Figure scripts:
········

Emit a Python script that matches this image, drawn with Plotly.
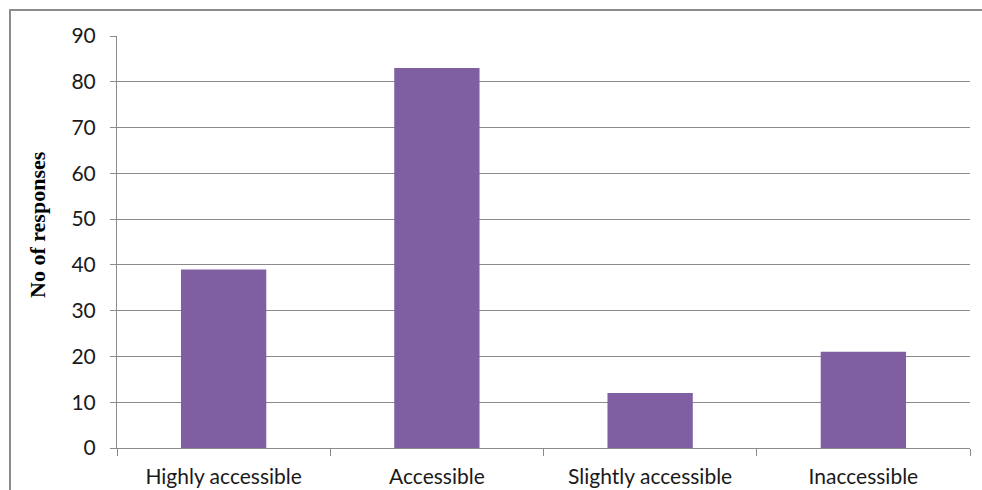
import plotly.graph_objects as go

# Survey responses on accessibility
categories = ["Highly accessible", "Accessible", "Slightly accessible", "Inaccessible"]
responses = [39, 83, 12, 21]
y_ticks = [0, 10, 20, 30, 40, 50, 60, 70, 80, 90]

W, H = 982, 490
L, R, T, B = 117, 12, 36, 42
pw, ph = W - L - R, H - T - B

fig = go.Figure(
    go.Bar(
        x=categories,
        y=responses,
        marker=dict(color="#7F5FA1", line=dict(width=0)),
        width=0.4,
    )
)

grid = "#8A8A8A"
fig.update_layout(
    width=W,
    height=H,
    margin=dict(l=L, r=R, t=T, b=B),
    paper_bgcolor="white",
    plot_bgcolor="white",
    showlegend=False,
    font=dict(family="Lato, Open Sans, sans-serif", size=21, color="#1a1a1a"),
    xaxis=dict(
        showline=True,
        linecolor=grid,
        linewidth=1,
        ticks="outside",
        tickson="boundaries",
        ticklen=7,
        tickcolor=grid,
        showgrid=False,
        tickfont=dict(size=21),
        ticklabelstandoff=10,
        automargin=False,
        range=[-0.5, 3.5],
    ),
    yaxis=dict(
        range=[0, 90],
        tickvals=y_ticks,
        showline=True,
        linecolor=grid,
        linewidth=1,
        ticks="outside",
        ticklen=6,
        tickcolor=grid,
        showgrid=True,
        gridcolor=grid,
        gridwidth=1,
        zeroline=False,
        tickfont=dict(size=21),
        ticklabelstandoff=10,
        automargin=False,
    ),
    annotations=[
        dict(
            text="<b>No of responses</b>",
            xref="paper",
            yref="paper",
            x=(37 - L) / pw,
            y=(H - B - 225) / ph,
            showarrow=False,
            textangle=-90,
            xanchor="center",
            yanchor="middle",
            font=dict(family="Liberation Serif, Times New Roman, serif", size=22, color="#000000"),
        )
    ],
    shapes=[
        dict(
            type="rect",
            xref="paper",
            yref="paper",
            x0=(10 - L) / pw,
            x1=(W + 20 - L) / pw,
            y0=(H - B - (H + 20)) / ph,
            y1=(H - B - 10) / ph,
            line=dict(color="#8C8C8C", width=2),
            layer="below",
        )
    ],
)

fig.write_html("out.html")
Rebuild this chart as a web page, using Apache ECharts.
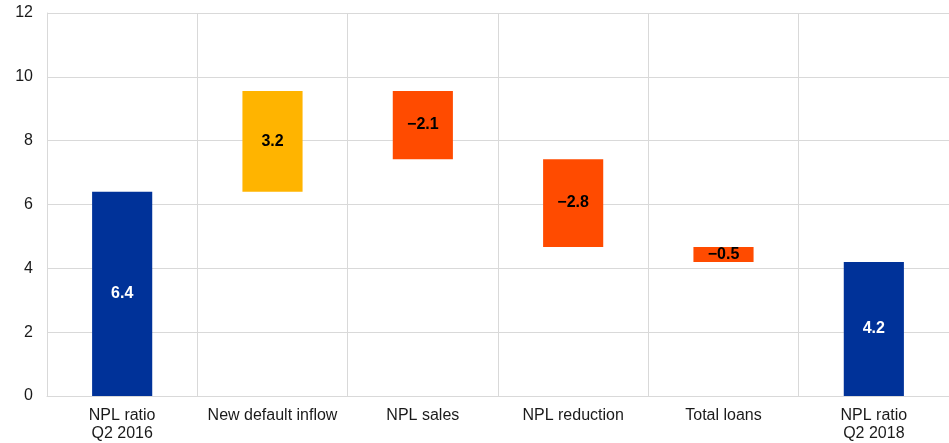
<!DOCTYPE html>
<html>
<head>
<meta charset="utf-8">
<script src="https://cdn.jsdelivr.net/npm/echarts@6/dist/echarts.min.js"></script>
<style>
html,body{margin:0;padding:0;background:#fff;}
#chart{width:949px;height:443px;}
</style>
</head>
<body>
<div id="chart"></div>
<script>
const categories = ['NPL ratio\nQ2 2016', 'New default inflow', 'NPL sales', 'NPL reduction', 'Total loans', 'NPL ratio\nQ2 2018'];
// step type: 'total' bars start at zero, 'delta' bars float
const stepTypes = ['total', 'delta', 'delta', 'delta', 'delta', 'total'];
const values = [6.4, 3.16, -2.14, -2.75, -0.47, 4.2];
const colors = ['#003299', '#FFB400', '#FF4B00', '#FF4B00', '#FF4B00', '#003299'];
const labelColors = ['#ffffff', '#000000', '#000000', '#000000', '#000000', '#ffffff'];
const yTicks = [0, 2, 4, 6, 8, 10, 12];

// build waterfall base + visible heights
const baseData = [];
const barData = [];
let running = 0;
values.forEach((v, i) => {
  if (stepTypes[i] === 'total') {
    baseData.push(0);
    barData.push({ value: v, itemStyle: { color: colors[i] }, label: { color: labelColors[i] } });
    running = v;
  } else {
    const start = running;
    const end = running + v;
    baseData.push(Math.min(start, end));
    barData.push({ value: Math.abs(v), itemStyle: { color: colors[i] }, label: { color: labelColors[i] } });
    running = end;
  }
});

const chart = echarts.init(document.getElementById('chart'));
chart.setOption({
  animation: false,
  grid: { left: 47, right: -1, top: 13, bottom: 46, containLabel: false },
  xAxis: {
    type: 'category',
    data: categories,
    axisLine: { show: true, lineStyle: { color: '#d9d9d9', width: 1 } },
    axisTick: { show: false },
    splitLine: { show: true, lineStyle: { color: '#d9d9d9', width: 1 } },
    axisLabel: {
      color: '#1a1a1a',
      fontFamily: 'Liberation Sans, Arial, sans-serif',
      fontSize: 16,
      lineHeight: 18,
      margin: 11,
      interval: 0
    }
  },
  yAxis: {
    type: 'value',
    min: yTicks[0],
    max: yTicks[yTicks.length - 1],
    interval: yTicks[1] - yTicks[0],
    axisLine: { show: true, lineStyle: { color: '#d9d9d9', width: 1 } },
    axisTick: { show: false },
    splitLine: { show: true, lineStyle: { color: '#d9d9d9', width: 1 } },
    axisLabel: {
      color: '#1a1a1a',
      fontFamily: 'Liberation Sans, Arial, sans-serif',
      fontSize: 16,
      margin: 14
    }
  },
  series: [
    {
      type: 'bar',
      stack: 'wf',
      data: baseData,
      itemStyle: { color: 'transparent' },
      barWidth: '40%',
      silent: true
    },
    {
      type: 'bar',
      stack: 'wf',
      data: barData,
      barWidth: '40%',
      label: {
        show: true,
        position: 'inside',
        fontFamily: 'Liberation Sans, Arial, sans-serif',
        fontSize: 16,
        fontWeight: 'bold',
        formatter: p => values[p.dataIndex].toFixed(1).replace('-', '\u2212')
      }
    }
  ]
});
</script>
</body>
</html>
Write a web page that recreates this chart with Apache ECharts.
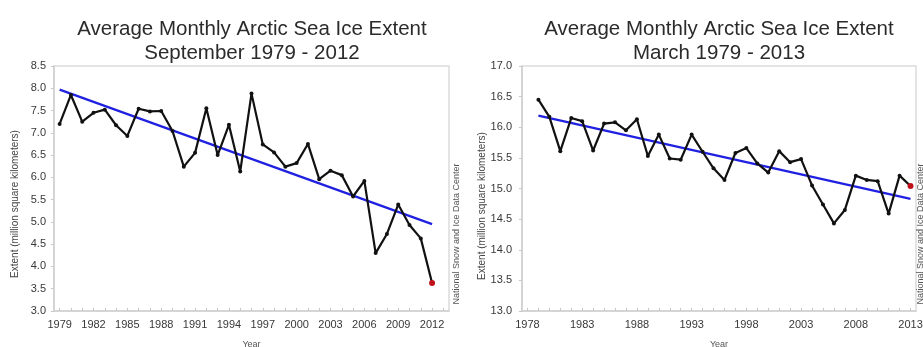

········

Short problem
Every line of the material is to be quoted exactly, with no pictures carried over.

Solved exercise
Emit a Python script that matches this image, drawn with Plotly.
import plotly.graph_objects as go

# Survey responses on accessibility
categories = ["Highly accessible", "Accessible", "Slightly accessible", "Inaccessible"]
responses = [39, 83, 12, 21]
y_ticks = [0, 10, 20, 30, 40, 50, 60, 70, 80, 90]

W, H = 982, 490
L, R, T, B = 117, 12, 36, 42
pw, ph = W - L - R, H - T - B

fig = go.Figure(
    go.Bar(
        x=categories,
        y=responses,
        marker=dict(color="#7F5FA1", line=dict(width=0)),
        width=0.4,
    )
)

grid = "#8A8A8A"
fig.update_layout(
    width=W,
    height=H,
    margin=dict(l=L, r=R, t=T, b=B),
    paper_bgcolor="white",
    plot_bgcolor="white",
    showlegend=False,
    font=dict(family="Lato, Open Sans, sans-serif", size=21, color="#1a1a1a"),
    xaxis=dict(
        showline=True,
        linecolor=grid,
        linewidth=1,
        ticks="outside",
        tickson="boundaries",
        ticklen=7,
        tickcolor=grid,
        showgrid=False,
        tickfont=dict(size=21),
        ticklabelstandoff=10,
        automargin=False,
        range=[-0.5, 3.5],
    ),
    yaxis=dict(
        range=[0, 90],
        tickvals=y_ticks,
        showline=True,
        linecolor=grid,
        linewidth=1,
        ticks="outside",
        ticklen=6,
        tickcolor=grid,
        showgrid=True,
        gridcolor=grid,
        gridwidth=1,
        zeroline=False,
        tickfont=dict(size=21),
        ticklabelstandoff=10,
        automargin=False,
    ),
    annotations=[
        dict(
            text="<b>No of responses</b>",
            xref="paper",
            yref="paper",
            x=(37 - L) / pw,
            y=(H - B - 225) / ph,
            showarrow=False,
            textangle=-90,
            xanchor="center",
            yanchor="middle",
            font=dict(family="Liberation Serif, Times New Roman, serif", size=22, color="#000000"),
        )
    ],
    shapes=[
        dict(
            type="rect",
            xref="paper",
            yref="paper",
            x0=(10 - L) / pw,
            x1=(W + 20 - L) / pw,
            y0=(H - B - (H + 20)) / ph,
            y1=(H - B - 10) / ph,
            line=dict(color="#8C8C8C", width=2),
            layer="below",
        )
    ],
)

fig.write_html("out.html")
Rebuild this chart as a web page, using Apache ECharts.
<!DOCTYPE html>
<html>
<head>
<meta charset="utf-8">
<script src="https://cdn.jsdelivr.net/npm/echarts@6/dist/echarts.min.js"></script>
<style>
html,body{margin:0;padding:0;background:#fff;}
#chart{width:949px;height:443px;}
</style>
</head>
<body>
<div id="chart"></div>
<script>
const categories = ['NPL ratio\nQ2 2016', 'New default inflow', 'NPL sales', 'NPL reduction', 'Total loans', 'NPL ratio\nQ2 2018'];
// step type: 'total' bars start at zero, 'delta' bars float
const stepTypes = ['total', 'delta', 'delta', 'delta', 'delta', 'total'];
const values = [6.4, 3.16, -2.14, -2.75, -0.47, 4.2];
const colors = ['#003299', '#FFB400', '#FF4B00', '#FF4B00', '#FF4B00', '#003299'];
const labelColors = ['#ffffff', '#000000', '#000000', '#000000', '#000000', '#ffffff'];
const yTicks = [0, 2, 4, 6, 8, 10, 12];

// build waterfall base + visible heights
const baseData = [];
const barData = [];
let running = 0;
values.forEach((v, i) => {
  if (stepTypes[i] === 'total') {
    baseData.push(0);
    barData.push({ value: v, itemStyle: { color: colors[i] }, label: { color: labelColors[i] } });
    running = v;
  } else {
    const start = running;
    const end = running + v;
    baseData.push(Math.min(start, end));
    barData.push({ value: Math.abs(v), itemStyle: { color: colors[i] }, label: { color: labelColors[i] } });
    running = end;
  }
});

const chart = echarts.init(document.getElementById('chart'));
chart.setOption({
  animation: false,
  grid: { left: 47, right: -1, top: 13, bottom: 46, containLabel: false },
  xAxis: {
    type: 'category',
    data: categories,
    axisLine: { show: true, lineStyle: { color: '#d9d9d9', width: 1 } },
    axisTick: { show: false },
    splitLine: { show: true, lineStyle: { color: '#d9d9d9', width: 1 } },
    axisLabel: {
      color: '#1a1a1a',
      fontFamily: 'Liberation Sans, Arial, sans-serif',
      fontSize: 16,
      lineHeight: 18,
      margin: 11,
      interval: 0
    }
  },
  yAxis: {
    type: 'value',
    min: yTicks[0],
    max: yTicks[yTicks.length - 1],
    interval: yTicks[1] - yTicks[0],
    axisLine: { show: true, lineStyle: { color: '#d9d9d9', width: 1 } },
    axisTick: { show: false },
    splitLine: { show: true, lineStyle: { color: '#d9d9d9', width: 1 } },
    axisLabel: {
      color: '#1a1a1a',
      fontFamily: 'Liberation Sans, Arial, sans-serif',
      fontSize: 16,
      margin: 14
    }
  },
  series: [
    {
      type: 'bar',
      stack: 'wf',
      data: baseData,
      itemStyle: { color: 'transparent' },
      barWidth: '40%',
      silent: true
    },
    {
      type: 'bar',
      stack: 'wf',
      data: barData,
      barWidth: '40%',
      label: {
        show: true,
        position: 'inside',
        fontFamily: 'Liberation Sans, Arial, sans-serif',
        fontSize: 16,
        fontWeight: 'bold',
        formatter: p => values[p.dataIndex].toFixed(1).replace('-', '\u2212')
      }
    }
  ]
});
</script>
</body>
</html>
Write a web page that recreates this chart with Apache ECharts.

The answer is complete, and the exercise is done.